## Data section
····················
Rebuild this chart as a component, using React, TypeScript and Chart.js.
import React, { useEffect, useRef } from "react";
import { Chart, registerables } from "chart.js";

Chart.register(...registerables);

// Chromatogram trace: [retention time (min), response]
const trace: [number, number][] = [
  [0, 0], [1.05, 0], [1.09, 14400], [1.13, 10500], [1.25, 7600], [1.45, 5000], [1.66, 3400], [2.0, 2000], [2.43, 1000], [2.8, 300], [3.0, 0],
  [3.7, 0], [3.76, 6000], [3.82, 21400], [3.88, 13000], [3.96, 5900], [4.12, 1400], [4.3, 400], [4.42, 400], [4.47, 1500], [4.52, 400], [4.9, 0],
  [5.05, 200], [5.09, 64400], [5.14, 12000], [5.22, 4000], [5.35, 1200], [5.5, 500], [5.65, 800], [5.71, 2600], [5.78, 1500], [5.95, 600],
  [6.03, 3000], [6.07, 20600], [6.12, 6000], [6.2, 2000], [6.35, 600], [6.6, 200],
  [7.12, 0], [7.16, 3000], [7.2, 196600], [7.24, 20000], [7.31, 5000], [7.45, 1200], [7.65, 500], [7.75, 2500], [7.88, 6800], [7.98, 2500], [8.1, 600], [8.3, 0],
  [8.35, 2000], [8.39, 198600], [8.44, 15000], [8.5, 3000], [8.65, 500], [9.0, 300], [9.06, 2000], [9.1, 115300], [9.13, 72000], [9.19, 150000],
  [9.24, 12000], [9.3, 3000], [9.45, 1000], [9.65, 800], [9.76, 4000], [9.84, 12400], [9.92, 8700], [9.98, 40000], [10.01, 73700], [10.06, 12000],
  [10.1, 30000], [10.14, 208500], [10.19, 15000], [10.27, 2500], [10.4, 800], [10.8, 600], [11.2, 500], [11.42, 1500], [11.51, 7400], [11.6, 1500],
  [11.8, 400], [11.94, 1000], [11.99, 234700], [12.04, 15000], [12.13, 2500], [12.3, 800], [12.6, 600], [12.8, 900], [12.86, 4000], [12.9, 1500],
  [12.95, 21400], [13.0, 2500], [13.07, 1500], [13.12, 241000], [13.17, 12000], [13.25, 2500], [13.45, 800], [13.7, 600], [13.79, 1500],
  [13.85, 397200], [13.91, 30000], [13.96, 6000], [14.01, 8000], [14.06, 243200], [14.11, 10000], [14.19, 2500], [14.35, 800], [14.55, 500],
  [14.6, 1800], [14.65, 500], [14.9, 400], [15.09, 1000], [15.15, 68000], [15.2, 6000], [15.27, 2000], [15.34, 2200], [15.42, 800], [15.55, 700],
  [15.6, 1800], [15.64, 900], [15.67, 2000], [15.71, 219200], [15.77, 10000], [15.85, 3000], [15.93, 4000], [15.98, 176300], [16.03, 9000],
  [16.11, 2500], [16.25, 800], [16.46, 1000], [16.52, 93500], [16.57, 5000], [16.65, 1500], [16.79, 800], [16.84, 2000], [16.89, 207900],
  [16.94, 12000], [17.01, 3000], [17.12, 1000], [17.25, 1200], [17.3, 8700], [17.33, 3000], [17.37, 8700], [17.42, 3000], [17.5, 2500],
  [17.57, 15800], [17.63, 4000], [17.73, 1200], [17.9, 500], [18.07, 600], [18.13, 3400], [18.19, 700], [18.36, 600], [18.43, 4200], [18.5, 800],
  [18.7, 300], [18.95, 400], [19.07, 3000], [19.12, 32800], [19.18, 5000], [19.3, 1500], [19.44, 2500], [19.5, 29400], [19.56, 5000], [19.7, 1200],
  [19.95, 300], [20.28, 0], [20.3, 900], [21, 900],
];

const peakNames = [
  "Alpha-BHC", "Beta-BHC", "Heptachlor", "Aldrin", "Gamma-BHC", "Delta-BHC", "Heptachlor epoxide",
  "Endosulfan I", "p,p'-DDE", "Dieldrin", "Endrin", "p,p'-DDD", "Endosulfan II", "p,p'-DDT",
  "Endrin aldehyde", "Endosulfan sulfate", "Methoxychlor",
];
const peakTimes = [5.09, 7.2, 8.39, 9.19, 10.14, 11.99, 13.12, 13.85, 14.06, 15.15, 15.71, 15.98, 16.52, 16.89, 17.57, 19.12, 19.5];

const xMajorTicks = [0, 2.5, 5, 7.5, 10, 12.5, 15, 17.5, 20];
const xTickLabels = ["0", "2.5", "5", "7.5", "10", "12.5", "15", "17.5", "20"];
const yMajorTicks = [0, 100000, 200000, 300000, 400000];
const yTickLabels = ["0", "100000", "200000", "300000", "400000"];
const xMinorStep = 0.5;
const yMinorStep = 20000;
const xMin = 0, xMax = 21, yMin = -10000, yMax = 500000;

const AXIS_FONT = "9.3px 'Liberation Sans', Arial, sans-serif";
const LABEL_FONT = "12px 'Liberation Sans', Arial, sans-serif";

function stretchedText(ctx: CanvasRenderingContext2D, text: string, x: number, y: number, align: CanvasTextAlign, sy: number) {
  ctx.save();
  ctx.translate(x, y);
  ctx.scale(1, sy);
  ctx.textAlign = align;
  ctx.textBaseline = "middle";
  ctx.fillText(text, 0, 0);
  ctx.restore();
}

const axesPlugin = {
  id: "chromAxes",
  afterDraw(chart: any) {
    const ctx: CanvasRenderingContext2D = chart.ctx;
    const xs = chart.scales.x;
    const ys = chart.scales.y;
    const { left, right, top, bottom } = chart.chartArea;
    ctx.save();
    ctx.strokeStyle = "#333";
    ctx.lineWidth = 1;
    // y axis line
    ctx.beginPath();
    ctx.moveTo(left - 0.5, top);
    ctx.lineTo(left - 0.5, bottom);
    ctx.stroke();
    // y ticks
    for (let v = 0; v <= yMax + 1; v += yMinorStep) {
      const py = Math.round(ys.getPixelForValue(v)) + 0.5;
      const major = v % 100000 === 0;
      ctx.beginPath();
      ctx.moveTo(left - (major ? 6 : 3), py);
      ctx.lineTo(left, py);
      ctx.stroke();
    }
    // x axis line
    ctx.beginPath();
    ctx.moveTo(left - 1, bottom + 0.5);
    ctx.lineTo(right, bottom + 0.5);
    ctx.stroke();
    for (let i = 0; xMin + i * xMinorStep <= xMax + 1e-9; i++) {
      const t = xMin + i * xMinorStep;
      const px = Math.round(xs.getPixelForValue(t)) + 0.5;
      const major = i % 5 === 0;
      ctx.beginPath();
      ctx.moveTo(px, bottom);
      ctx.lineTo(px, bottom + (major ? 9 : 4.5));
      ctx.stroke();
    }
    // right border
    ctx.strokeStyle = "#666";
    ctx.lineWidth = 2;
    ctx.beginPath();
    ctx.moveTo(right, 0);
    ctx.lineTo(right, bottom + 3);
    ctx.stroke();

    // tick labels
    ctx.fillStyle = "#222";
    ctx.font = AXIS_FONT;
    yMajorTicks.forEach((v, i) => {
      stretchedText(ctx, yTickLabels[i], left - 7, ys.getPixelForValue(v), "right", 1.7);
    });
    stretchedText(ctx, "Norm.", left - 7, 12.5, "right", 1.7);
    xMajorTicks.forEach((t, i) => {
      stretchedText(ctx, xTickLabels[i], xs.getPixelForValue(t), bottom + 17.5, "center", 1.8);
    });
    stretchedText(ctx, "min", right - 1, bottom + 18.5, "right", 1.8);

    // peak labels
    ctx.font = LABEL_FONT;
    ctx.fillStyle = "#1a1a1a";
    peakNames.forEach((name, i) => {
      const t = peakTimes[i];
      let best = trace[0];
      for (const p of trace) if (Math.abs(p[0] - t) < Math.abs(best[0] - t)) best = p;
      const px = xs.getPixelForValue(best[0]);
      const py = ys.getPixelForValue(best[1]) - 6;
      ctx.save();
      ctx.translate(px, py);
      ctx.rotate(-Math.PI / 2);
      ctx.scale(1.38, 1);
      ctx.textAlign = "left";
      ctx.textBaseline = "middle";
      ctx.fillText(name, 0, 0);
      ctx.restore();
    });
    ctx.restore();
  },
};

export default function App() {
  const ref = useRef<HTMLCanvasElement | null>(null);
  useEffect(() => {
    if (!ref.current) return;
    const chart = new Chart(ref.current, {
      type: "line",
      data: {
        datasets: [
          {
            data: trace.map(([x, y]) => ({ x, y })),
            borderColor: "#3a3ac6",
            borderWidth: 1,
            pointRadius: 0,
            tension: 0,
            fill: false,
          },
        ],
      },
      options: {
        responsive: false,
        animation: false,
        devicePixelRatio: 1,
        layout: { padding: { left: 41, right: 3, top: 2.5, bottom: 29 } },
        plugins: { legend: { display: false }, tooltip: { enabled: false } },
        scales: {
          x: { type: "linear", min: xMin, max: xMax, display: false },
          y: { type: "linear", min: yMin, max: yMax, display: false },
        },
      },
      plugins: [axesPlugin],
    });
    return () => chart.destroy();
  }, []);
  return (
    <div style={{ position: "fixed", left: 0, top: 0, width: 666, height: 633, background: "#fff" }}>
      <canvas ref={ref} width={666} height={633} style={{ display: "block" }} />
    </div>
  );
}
····················
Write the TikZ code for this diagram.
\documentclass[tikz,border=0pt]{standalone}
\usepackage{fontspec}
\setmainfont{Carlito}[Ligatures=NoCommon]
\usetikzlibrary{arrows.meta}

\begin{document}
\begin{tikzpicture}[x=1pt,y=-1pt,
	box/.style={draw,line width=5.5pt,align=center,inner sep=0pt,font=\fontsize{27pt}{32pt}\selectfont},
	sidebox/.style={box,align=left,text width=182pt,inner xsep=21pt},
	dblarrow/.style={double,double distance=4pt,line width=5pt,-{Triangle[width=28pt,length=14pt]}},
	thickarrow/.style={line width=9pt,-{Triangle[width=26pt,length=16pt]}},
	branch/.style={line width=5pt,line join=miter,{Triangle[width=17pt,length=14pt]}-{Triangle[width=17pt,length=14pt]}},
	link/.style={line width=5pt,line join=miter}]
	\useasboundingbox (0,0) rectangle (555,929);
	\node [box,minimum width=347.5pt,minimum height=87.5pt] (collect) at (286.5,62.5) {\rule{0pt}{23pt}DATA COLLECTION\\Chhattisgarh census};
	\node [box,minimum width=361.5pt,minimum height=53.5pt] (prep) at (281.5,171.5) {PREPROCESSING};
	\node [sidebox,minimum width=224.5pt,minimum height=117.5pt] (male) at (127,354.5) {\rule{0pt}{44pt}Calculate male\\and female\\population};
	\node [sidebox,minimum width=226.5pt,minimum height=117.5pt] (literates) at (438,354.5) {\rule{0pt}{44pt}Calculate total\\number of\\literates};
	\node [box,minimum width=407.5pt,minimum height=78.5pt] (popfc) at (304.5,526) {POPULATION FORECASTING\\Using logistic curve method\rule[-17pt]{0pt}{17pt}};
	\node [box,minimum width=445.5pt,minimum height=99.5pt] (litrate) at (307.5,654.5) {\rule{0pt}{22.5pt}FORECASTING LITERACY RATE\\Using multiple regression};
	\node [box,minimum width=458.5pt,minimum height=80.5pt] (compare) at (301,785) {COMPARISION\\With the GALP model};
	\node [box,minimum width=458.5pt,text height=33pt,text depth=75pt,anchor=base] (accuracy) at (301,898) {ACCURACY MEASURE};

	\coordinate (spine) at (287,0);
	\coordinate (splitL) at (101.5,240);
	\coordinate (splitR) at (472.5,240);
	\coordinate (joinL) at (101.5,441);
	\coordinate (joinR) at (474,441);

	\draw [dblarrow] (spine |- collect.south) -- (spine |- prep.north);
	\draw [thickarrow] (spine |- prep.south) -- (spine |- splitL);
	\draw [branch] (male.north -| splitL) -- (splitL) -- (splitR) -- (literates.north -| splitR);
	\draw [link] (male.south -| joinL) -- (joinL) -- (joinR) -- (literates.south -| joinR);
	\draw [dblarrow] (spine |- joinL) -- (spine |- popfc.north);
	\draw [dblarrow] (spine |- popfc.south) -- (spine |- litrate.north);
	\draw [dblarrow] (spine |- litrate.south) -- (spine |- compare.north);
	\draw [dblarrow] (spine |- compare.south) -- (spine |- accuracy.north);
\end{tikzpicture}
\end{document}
····················
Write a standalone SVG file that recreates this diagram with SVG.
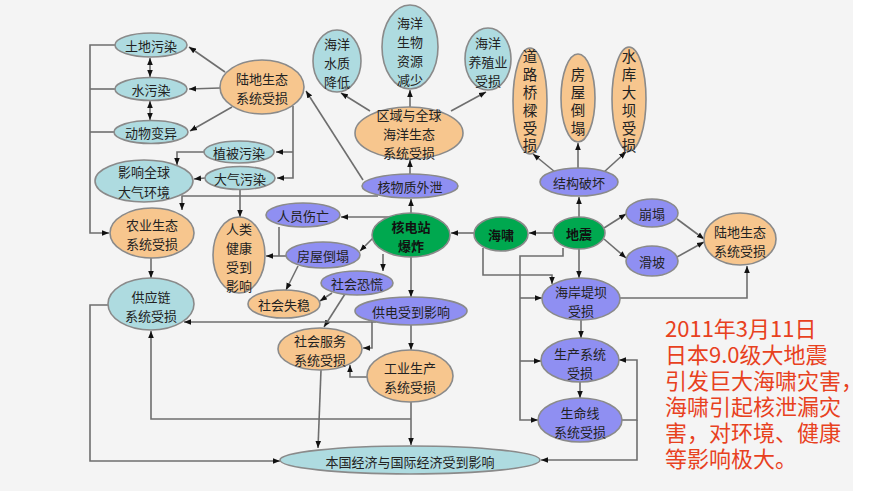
····················
## Task statement
This exercise asks for the lines from the line with "Rebuild this chart" to the line with "Chart.register(...registerables);", both lines included, set down exactly and with nothing else.

## Exercise output
Rebuild this chart as a component, using React, TypeScript and Chart.js.
import React, { useEffect, useRef } from "react";
import { Chart, registerables } from "chart.js";

Chart.register(...registerables);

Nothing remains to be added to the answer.